Palestinian President Mahmoud Abbas has started making noises about accepting a demilitarized Palestinian state as part of a two-state peace deal with Israel. This is either a sign that he’s losing his marbles or that he’s shifted positions and is now willing to accept a key Israeli demand. Which could put Israel on the spot a little bit. A demilitarized Palestine has always been one of those demands that’s meant to be too extreme for the Palestinians to meet and therefore a good excuse for the failure to reach a deal. If Abbas has really come around on it, then the Israelis will have lost this excuse.
After briefly showing signs of a backbone when it decided to cancel the sale of 400 laser guided bombs to Saudi Arabia a few days ago, the Spanish government has reverted to full jelly form and will now apparently go ahead with the sale. The Saudis had apparently threatened to back out of a much larger contract to buy Spanish warships unless Madrid made with the bombs. So in other words, the system works!
Israeli officials have begun talking about a military response if Iran abandons the nuclear deal that Donald Trump already abandoned. That seems reasonable.
Conservatives in Iran are leaning heavily on Hassan Rouhani not to attend this year’s session of the United Nations General Assembly:
Hard-line daily Kayhan initially sparked the debate.

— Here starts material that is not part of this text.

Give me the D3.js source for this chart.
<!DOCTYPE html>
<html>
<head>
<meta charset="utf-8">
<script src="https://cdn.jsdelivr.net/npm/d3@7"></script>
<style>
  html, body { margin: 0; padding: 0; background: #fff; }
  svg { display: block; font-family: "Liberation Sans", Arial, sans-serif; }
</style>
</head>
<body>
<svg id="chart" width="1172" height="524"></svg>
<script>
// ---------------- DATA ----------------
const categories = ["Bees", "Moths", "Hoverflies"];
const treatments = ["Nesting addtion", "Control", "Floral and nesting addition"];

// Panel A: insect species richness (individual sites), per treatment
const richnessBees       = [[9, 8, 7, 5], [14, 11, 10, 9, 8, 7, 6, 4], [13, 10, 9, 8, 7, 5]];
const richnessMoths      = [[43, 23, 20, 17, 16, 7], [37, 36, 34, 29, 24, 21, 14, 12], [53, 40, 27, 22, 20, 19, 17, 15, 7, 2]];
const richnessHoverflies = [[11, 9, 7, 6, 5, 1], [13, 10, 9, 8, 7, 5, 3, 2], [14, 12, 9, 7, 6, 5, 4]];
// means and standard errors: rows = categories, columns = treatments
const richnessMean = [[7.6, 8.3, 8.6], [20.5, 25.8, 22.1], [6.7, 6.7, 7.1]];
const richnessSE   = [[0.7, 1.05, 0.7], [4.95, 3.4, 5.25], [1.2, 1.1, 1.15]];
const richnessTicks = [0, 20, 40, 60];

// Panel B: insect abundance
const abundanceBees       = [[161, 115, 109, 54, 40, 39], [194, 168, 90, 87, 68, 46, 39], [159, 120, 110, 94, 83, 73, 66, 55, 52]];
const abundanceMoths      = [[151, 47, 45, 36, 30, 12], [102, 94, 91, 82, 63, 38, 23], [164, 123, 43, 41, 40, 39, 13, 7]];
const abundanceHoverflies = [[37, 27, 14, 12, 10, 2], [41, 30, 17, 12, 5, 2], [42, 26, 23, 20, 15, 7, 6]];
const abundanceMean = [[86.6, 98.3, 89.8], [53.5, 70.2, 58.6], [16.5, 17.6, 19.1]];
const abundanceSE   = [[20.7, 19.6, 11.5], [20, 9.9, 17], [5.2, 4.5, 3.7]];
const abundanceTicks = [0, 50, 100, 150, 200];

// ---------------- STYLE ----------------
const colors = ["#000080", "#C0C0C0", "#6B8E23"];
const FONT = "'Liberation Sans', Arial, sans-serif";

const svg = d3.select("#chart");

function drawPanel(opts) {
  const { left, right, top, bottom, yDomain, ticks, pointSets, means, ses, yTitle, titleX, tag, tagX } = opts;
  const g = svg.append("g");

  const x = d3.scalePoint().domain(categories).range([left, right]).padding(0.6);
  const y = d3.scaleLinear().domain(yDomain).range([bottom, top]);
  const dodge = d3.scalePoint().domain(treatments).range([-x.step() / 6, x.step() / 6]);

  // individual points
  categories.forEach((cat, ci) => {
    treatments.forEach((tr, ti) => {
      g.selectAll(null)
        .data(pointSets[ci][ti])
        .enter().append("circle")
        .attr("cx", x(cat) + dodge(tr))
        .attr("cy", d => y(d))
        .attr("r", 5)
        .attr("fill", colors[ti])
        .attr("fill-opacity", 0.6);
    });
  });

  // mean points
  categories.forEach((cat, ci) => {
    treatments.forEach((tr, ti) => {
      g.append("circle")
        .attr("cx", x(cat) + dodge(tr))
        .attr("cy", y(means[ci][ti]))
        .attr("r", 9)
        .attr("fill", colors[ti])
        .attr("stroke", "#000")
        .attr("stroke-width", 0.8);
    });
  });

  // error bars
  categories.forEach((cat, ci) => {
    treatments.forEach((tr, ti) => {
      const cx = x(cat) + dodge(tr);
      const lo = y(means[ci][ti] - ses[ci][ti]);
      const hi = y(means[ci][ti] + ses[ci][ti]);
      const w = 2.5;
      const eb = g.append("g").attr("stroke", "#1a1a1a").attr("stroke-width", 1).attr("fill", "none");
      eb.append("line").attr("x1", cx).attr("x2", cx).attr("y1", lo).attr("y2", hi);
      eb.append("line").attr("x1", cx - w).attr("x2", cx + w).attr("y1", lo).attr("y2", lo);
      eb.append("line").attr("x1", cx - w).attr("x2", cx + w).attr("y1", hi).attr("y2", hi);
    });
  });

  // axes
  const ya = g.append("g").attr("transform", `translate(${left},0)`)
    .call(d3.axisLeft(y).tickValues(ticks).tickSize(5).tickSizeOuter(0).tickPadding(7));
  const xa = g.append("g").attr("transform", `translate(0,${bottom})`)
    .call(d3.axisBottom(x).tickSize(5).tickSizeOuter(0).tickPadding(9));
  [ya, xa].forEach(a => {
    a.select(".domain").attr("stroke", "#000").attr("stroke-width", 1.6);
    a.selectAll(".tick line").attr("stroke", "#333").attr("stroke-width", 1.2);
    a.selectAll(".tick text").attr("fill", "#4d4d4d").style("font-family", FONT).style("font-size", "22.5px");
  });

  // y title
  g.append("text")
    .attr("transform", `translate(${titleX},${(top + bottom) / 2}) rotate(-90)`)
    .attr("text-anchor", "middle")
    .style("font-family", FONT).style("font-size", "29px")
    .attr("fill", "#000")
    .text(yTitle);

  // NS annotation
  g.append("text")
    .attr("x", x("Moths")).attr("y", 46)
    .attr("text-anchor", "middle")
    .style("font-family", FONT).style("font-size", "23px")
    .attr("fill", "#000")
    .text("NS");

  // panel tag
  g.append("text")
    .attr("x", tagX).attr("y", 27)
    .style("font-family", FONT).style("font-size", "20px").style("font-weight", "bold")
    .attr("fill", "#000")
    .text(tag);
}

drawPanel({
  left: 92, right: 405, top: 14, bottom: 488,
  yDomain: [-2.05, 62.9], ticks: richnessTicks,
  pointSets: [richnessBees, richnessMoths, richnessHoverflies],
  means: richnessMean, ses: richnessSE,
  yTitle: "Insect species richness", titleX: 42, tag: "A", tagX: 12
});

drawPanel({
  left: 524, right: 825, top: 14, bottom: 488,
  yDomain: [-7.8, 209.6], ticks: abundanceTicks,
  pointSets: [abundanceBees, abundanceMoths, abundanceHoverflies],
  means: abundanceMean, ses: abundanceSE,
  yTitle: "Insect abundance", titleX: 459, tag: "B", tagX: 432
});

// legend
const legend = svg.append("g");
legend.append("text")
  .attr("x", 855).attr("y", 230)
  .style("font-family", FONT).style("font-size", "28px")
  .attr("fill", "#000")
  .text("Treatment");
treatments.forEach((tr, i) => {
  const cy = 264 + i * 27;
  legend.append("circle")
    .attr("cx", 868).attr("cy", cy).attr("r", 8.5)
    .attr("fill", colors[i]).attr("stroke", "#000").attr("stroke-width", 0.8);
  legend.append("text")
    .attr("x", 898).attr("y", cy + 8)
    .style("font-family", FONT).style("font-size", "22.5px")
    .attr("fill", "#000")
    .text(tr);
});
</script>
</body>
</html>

In a Sept. 10 editorial, the paper advised Rouhani to cancel his trip to New York in order to use it as a chance to humiliate his US counterpart, Donald Trump. “Since the United States has spared no opportunity for hostility against Iran, President Rouhani needs to refrain from attending the General Assembly as an official protest over Trump’s chairmanship [of an agenda item] at the Security Council,” said the editorial.
According to Kayhan, such a decision could be a “tooth-breaking response to Trump’s incessant insults against the Islamic Republic and the Iranian nation.” Kayhan further downplayed Rouhani’s previous trips to New York as bearing no fruit, implying that Iran will lose nothing by refusing to participate.